Jensen Huang's Celebrity Tour Couldn't Stop the Bleeding
Nvidia CEO Jensen Huang arrived in South Korea on Friday for a four-day visit, and the country treated him like a K-pop idol. A website called "Jensen Huang's Footprints" — which drew more than 80,000 visitors, according to CNBC — tracked his expected locations and meeting partners in real time.
He's scheduled to appear on the variety show "You Quiz on the Block." He'll throw the first pitch at a Doosan Bears baseball game. Planned dinner partners include SK Group chairman Chey Tae-won, LG Group chairman Koo Kwang-mo, and Naver's Lee Hae-jin.
None of it mattered on Friday. Korean chip stocks fell anyway. The celebrity treatment couldn't paper over the fact that Broadcom just missed and investors are questioning whether AI infrastructure spending justifies current valuations.
The Business Reality Behind the Fanfare
Huang's Korea visit is strategically significant. Nvidia needs South Korea. Geopolitical uncertainty and tightening regulatory barriers to selling into mainland China are pressuring companies to diversify their supply chains. Korea's chip makers — Samsung and SK Hynix specifically — are critical to Nvidia's HBM supply for its AI accelerators.

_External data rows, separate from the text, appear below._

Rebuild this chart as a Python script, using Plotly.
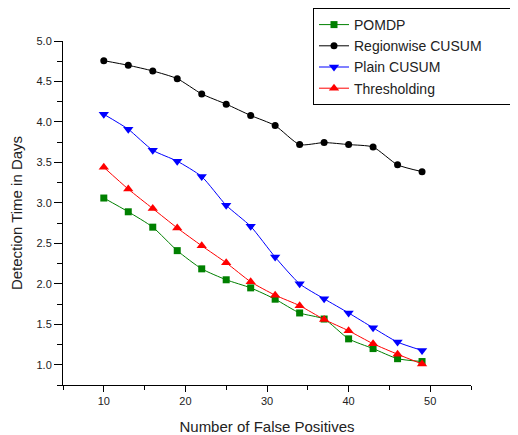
import plotly.graph_objects as go

x_vals = [10, 13, 16, 19, 22, 25, 28, 31, 34, 37, 40, 43, 46, 49]
pomdp = [3.06, 2.89, 2.70, 2.41, 2.185, 2.05, 1.95, 1.81, 1.64, 1.565, 1.32, 1.20, 1.075, 1.04]
regionwise = [4.757, 4.70, 4.63, 4.535, 4.346, 4.22, 4.08, 3.955, 3.72, 3.745, 3.72, 3.69, 3.47, 3.386]
plain = [4.095, 3.91, 3.65, 3.515, 3.325, 2.97, 2.71, 2.33, 2.0, 1.815, 1.64, 1.457, 1.28, 1.177]
thresh = [3.44, 3.17, 2.93, 2.69, 2.47, 2.26, 2.025, 1.86, 1.73, 1.56, 1.42, 1.26, 1.13, 1.01]

x_ticks = [10, 20, 30, 40, 50]
y_ticks = [1.0, 1.5, 2.0, 2.5, 3.0, 3.5, 4.0, 4.5, 5.0]
y_ticktext = ["1.0", "1.5", "2.0", "2.5", "3.0", "3.5", "4.0", "4.5", "5.0"]
names = ["POMDP", "Regionwise CUSUM", "Plain CUSUM", "Thresholding"]

pad = "\u00a0" * 8  # widens the legend box toward the right edge as in the reference
series = [
    (names[0], pomdp, "#008000", "square", 7),
    (names[1] + pad, regionwise, "#000000", "circle", 7),
    (names[2], plain, "#0000FF", "triangle-down", 9),
    (names[3], thresh, "#FF0000", "triangle-up", 9),
]

fig = go.Figure()
for name, ys, col, sym, sz in series:
    fig.add_trace(go.Scatter(
        x=x_vals, y=ys, name=name, mode="lines+markers",
        line=dict(color=col, width=1, shape="spline", smoothing=0.6),
        marker=dict(symbol=sym, size=sz, color=col),
    ))

font = "Liberation Sans, Arial, sans-serif"
# page body has an 8px margin; figure is sized to fit the 518x435 window
fig.update_layout(
    width=510, height=427,
    margin=dict(l=55, r=47, t=33, b=50, autoexpand=False),
    paper_bgcolor="white", plot_bgcolor="white",
    font=dict(family=font, color="#222222", size=11),
    showlegend=True,
    legend=dict(
        x=(305 - 55) / 408, y=1.0 + 33 / 344, xanchor="left", yanchor="top",
        bordercolor="#000000", borderwidth=1, bgcolor="white",
        font=dict(size=14, family=font, color="#222222"),
        tracegroupgap=0, itemwidth=30,
    ),
    xaxis=dict(
        range=[5, 55], showgrid=False, zeroline=False, automargin=False,
        showline=True, linecolor="#000000", linewidth=1,
        tickmode="array", tickvals=x_ticks,
        ticks="outside", ticklen=6, tickcolor="#000000",
        minor=dict(tickvals=[5, 15, 25, 35, 45, 55], ticks="outside", ticklen=4, tickcolor="#000000"),
        tickfont=dict(size=11),
        title=dict(text="Number of False Positives", font=dict(size=15), standoff=15),
    ),
    yaxis=dict(
        range=[0.75, 5.0], showgrid=False, zeroline=False, automargin=False,
        showline=True, linecolor="#000000", linewidth=1,
        tickmode="array", tickvals=y_ticks, ticktext=y_ticktext,
        ticks="outside", ticklen=8, tickcolor="#000000",
        minor=dict(tickvals=[0.75, 1.25, 1.75, 2.25, 2.75, 3.25, 3.75, 4.25, 4.75], ticks="outside", ticklen=5, tickcolor="#000000"),
        tickfont=dict(size=11),
        title=dict(text="Detection Time in Days", font=dict(size=15), standoff=10),
    ),
)

fig.write_html("out.html")
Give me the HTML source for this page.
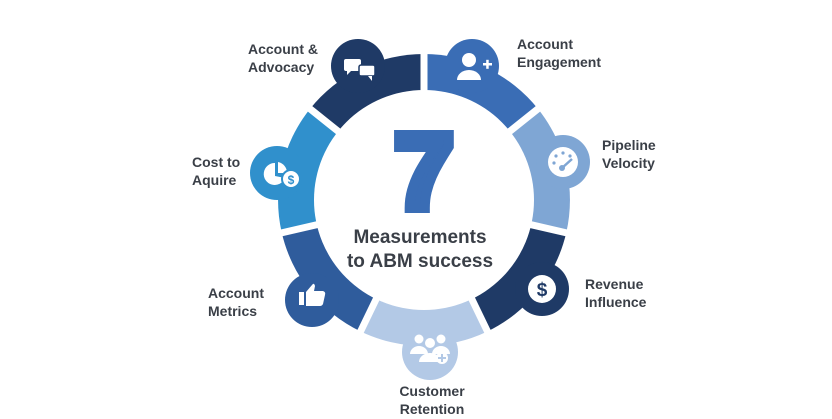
<!DOCTYPE html>
<html><head><meta charset="utf-8"><style>
html,body{margin:0;padding:0;background:#fff;}
svg{display:block;}
text{font-family:"Liberation Sans",sans-serif;font-weight:bold;fill:#3a3f47;}
</style></head><body>
<svg width="832" height="419" viewBox="0 0 832 419" xmlns="http://www.w3.org/2000/svg">
<g>
<path d="M424,200 L424,54 A146,146 0 0 1 538.1,109 Z" fill="#3a6db5"/>
<path d="M424,200 L538.1,109 A146,146 0 0 1 566.3,232.5 Z" fill="#7fa6d4"/>
<path d="M424,200 L566.3,232.5 A146,146 0 0 1 487.3,331.5 Z" fill="#1f3a66"/>
<path d="M424,200 L487.3,331.5 A146,146 0 0 1 360.7,331.5 Z" fill="#b3c9e6"/>
<path d="M424,200 L360.7,331.5 A146,146 0 0 1 281.7,232.5 Z" fill="#2f5c9c"/>
<path d="M424,200 L281.7,232.5 A146,146 0 0 1 309.9,109 Z" fill="#3090cc"/>
<path d="M424,200 L309.9,109 A146,146 0 0 1 424,54 Z" fill="#1f3a66"/>
</g>
<circle cx="472" cy="66" r="27" fill="#3a6db5"/>
<circle cx="563" cy="162" r="27" fill="#7fa6d4"/>
<circle cx="542" cy="289" r="27" fill="#1f3a66"/>
<circle cx="430" cy="352" r="28" fill="#b3c9e6"/>
<circle cx="312" cy="300" r="27" fill="#2f5c9c"/>
<circle cx="277" cy="173" r="27" fill="#3090cc"/>
<circle cx="358" cy="66" r="27" fill="#1f3a66"/>
<g stroke="#fff" stroke-width="7">
<line x1="424" y1="200" x2="424" y2="40"/>
<line x1="424" y1="200" x2="549" y2="100"/>
<line x1="424" y1="200" x2="580" y2="236"/>
<line x1="424" y1="200" x2="494" y2="345"/>
<line x1="424" y1="200" x2="354" y2="345"/>
<line x1="424" y1="200" x2="268" y2="236"/>
<line x1="424" y1="200" x2="299" y2="100"/>
</g>
<circle cx="424" cy="200" r="110" fill="#fff"/>
<g fill="#fff">
 <circle cx="469" cy="60" r="7"/>
 <path d="M457,80 a12,10 0 0 1 24,0 z"/>
 <rect x="483" y="63" width="9" height="2.5"/><rect x="486.2" y="59.8" width="2.5" height="9"/>
 <circle cx="563" cy="162" r="15"/>
 <g fill="#7fa6d4"><circle cx="556" cy="156" r="1.6"/><circle cx="563" cy="153" r="1.6"/><circle cx="570" cy="156" r="1.6"/><circle cx="554" cy="163" r="1.6"/><circle cx="562" cy="168" r="3"/></g>
 <line x1="562" y1="168" x2="572" y2="159" stroke="#7fa6d4" stroke-width="2.5"/>
 <circle cx="542" cy="289" r="14"/>
 <text x="542" y="296" text-anchor="middle" font-size="19" style="fill:#1f3a66">$</text>
 <circle cx="419" cy="339" r="4.5"/><circle cx="441" cy="339" r="4.5"/><circle cx="430" cy="343" r="5"/>
 <path d="M410,354 a9,8 0 0 1 18,0z M432,354 a9,8 0 0 1 18,0z M419,362 a11,9 0 0 1 22,0z"/>
 <circle cx="442" cy="358" r="6"/>
 <g fill="#b3c9e6"><rect x="438" y="357" width="8" height="2"/><rect x="441" y="354" width="2" height="8"/></g>
 <rect x="299" y="292" width="5" height="13"/>
 <path d="M306,292 L312,285 Q314,282 315,286 L314,291 L323,291 Q326,292 325,295 L323,304 Q322,306 320,306 L306,306 Z"/>
 <path d="M275,163 A11,11 0 1 0 285,178 L275,176 Z"/>
 <path d="M278,162 A11,11 0 0 1 287,173 L278,173 Z"/>
 <circle cx="291" cy="179" r="9" fill="#fff" stroke="#3090cc" stroke-width="2"/>
 <text x="291" y="184" text-anchor="middle" font-size="12" style="fill:#3090cc">$</text>
 <rect x="344" y="59" width="17" height="12" rx="2"/><path d="M347,70 l0,5 l5,-5z"/>
 <rect x="359" y="65" width="16" height="11" rx="2" stroke="#1f3a66" stroke-width="1.5"/><path d="M368,76 l4,5 l0,-5z"/>
</g>
<text x="424" y="208" text-anchor="middle" font-size="106" style="fill:#3a6db5;stroke:#3a6db5;stroke-width:10;stroke-linejoin:miter">7</text>
<text x="420" y="243" text-anchor="middle" font-size="19">Measurements</text>
<text x="420" y="267" text-anchor="middle" font-size="19">to ABM success</text>
<g font-size="14">
<text x="248" y="54">Account &amp;</text><text x="248" y="72">Advocacy</text>
<text x="517" y="49">Account</text><text x="517" y="67">Engagement</text>
<text x="602" y="150">Pipeline</text><text x="602" y="168">Velocity</text>
<text x="585" y="289">Revenue</text><text x="585" y="307">Influence</text>
<text x="432" y="396" text-anchor="middle">Customer</text><text x="432" y="414" text-anchor="middle">Retention</text>
<text x="208" y="298">Account</text><text x="208" y="316">Metrics</text>
<text x="192" y="167">Cost to</text><text x="192" y="185">Aquire</text>
</g>
</svg>
</body></html>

"Korea is a critical part of our ecosystem," Huang told reporters at a dinner during the Computex trade show in Taipei, according to CNBC.
The statement reflects supply chain reality rather than standard PR messaging.
Warren Turns Up the Heat — From Washington
While Huang is grilling Korean barbecue, Senator Elizabeth Warren is trying to grill him in a Senate hearing room. Warren sent a letter Thursday inviting — or more accurately, pressuring — Huang to testify before the Senate Banking Committee on June 11, according to CNBC, which obtained the letter.
The focus: Nvidia's China sales and U.S. export control compliance. Huang accompanied President Trump to Beijing in May for a summit with Xi Jinping. Warren wants answers on what exactly Nvidia is selling to China and whether those chips end up strengthening Chinese military and surveillance capabilities.
"The Chinese, in effect, buy our stuff, and American companies make a profit doing that," Warren told CNBC's Squawk Box. "But it certainly undermines our long-term security."
She asked Huang to confirm attendance by Monday. Whether Huang shows or sends lawyers is a question with real consequences — both for Nvidia's Washington relationships and for the broader debate over how tightly to restrict AI chip exports.
Republicans in the House are running a parallel track. The House Energy and Commerce Committee is separately calling for an investigation into China's efforts to block U.S. AI and data center development, per CNBC.
Bipartisan pressure on Nvidia from both chambers is mounting.
What Mainstream Coverage Is Missing
Most coverage is framing this as a standard "AI mania cools" story. Three distinct forces are converging simultaneously: a Broadcom earnings miss triggering a technical rotation, a geopolitical squeeze on the most chip-dependent market in Asia, and regulatory pressure on the company at the center of the AI supply chain.
Korea's labor minister also added a domestic wrinkle Friday — urging Korea's biggest tech firms to share AI-boom profits more broadly with workers and suppliers, citing income inequality concerns, per CNBC. That's a political pressure point that adds uncertainty to an already volatile sector.
What This Means for Real People
Semiconductor ETF investors felt Friday's losses directly. Broad market index fund holders saw the Dow's record high mask semiconductor weakness. For those watching AI infrastructure spending as an indicator of economic direction, one chipmaker missing revenue targets doesn't undermine the thesis, but it raises the question of whether the build-out is running ahead of actual demand.
The Goldman upgrade from two weeks ago isn't wrong yet. But it's being tested.